Why is it so Hard to Ask for Help?

Being a mom comes with a lot of moving parts to keep up with. From organizing family calendars to keeping bedtimes straight to ensuring everything is always ready to go for school, daycare, and work, it can feel overwhelming and nearly impossible to complete all on your own. That’s because in reality you can’t do it all on your own. Yes, we know you are a superhero. We know you got this. You are stronger than just about everyone. But the truth is you don’t have to be. It’s okay to ask for help. You’re allowed to lean on someone else. It can feel really hard to ask for help and here are a few reasons why: 


We don’t want to feel like a burden. No one wants to feel like they’re taking advantage of someone else or using too much of their time. However, if someone is offering to help you, let them! They wouldn’t offer if it was too much or they didn’t want to. In most cases, you aren’t being a burden to them by asking them for help either, especially if it’s something small and manageable. Change the narrative from, “I don’t want to ask because I feel like a burden,” to, “I  am asking because I can trust and rely on this person for support when I need it most.” 
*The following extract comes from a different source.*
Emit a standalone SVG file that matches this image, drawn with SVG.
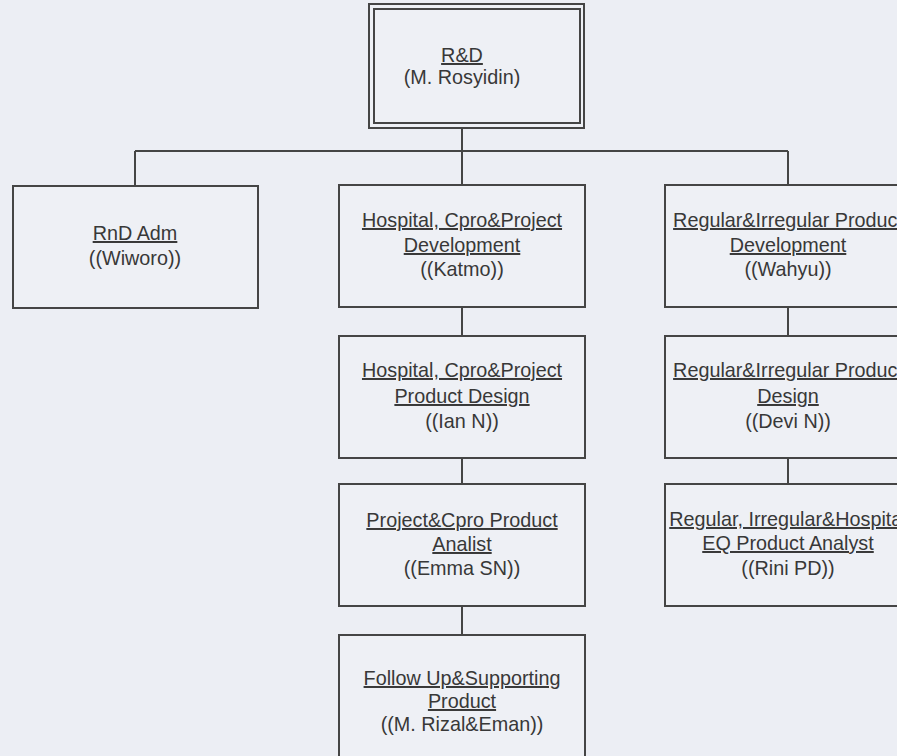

We see vulnerability as a weakness. It isn’t easy to seem weak in front of others, especially when it comes to motherhood. Super mom is a term for a reason. The busy mom and tired mom are not badges of honor, they’re a slippery slope that leads to exhaustion and burnout. Being vulnerable in front of others does not make you weak or less than that person. It actually makes you a stronger person for being able to share what you need the most. 


We assume others are too busy or don’t want to help. When it feels like someone might not have the time to help you, it can be easy to make assumptions about how invested they are in your life. But you’ve likely heard the ending to the phrase, “You know what happens when you assume…” There can be a lot of unnecessary anxiety that comes with making assumptions about what others will say or do in response to being asked for help. The easiest and best thing to do is ask anyways. Many times, the person you’re asking will be more than willing to help when you ask for it. And if they are unable, they might offer an alternative option or time. 


Asking for help can feel daunting and comes with a lot of extra emotions and anxiety for some people. Just remember, you aren’t expected to do this alone and asking for help is completely normal.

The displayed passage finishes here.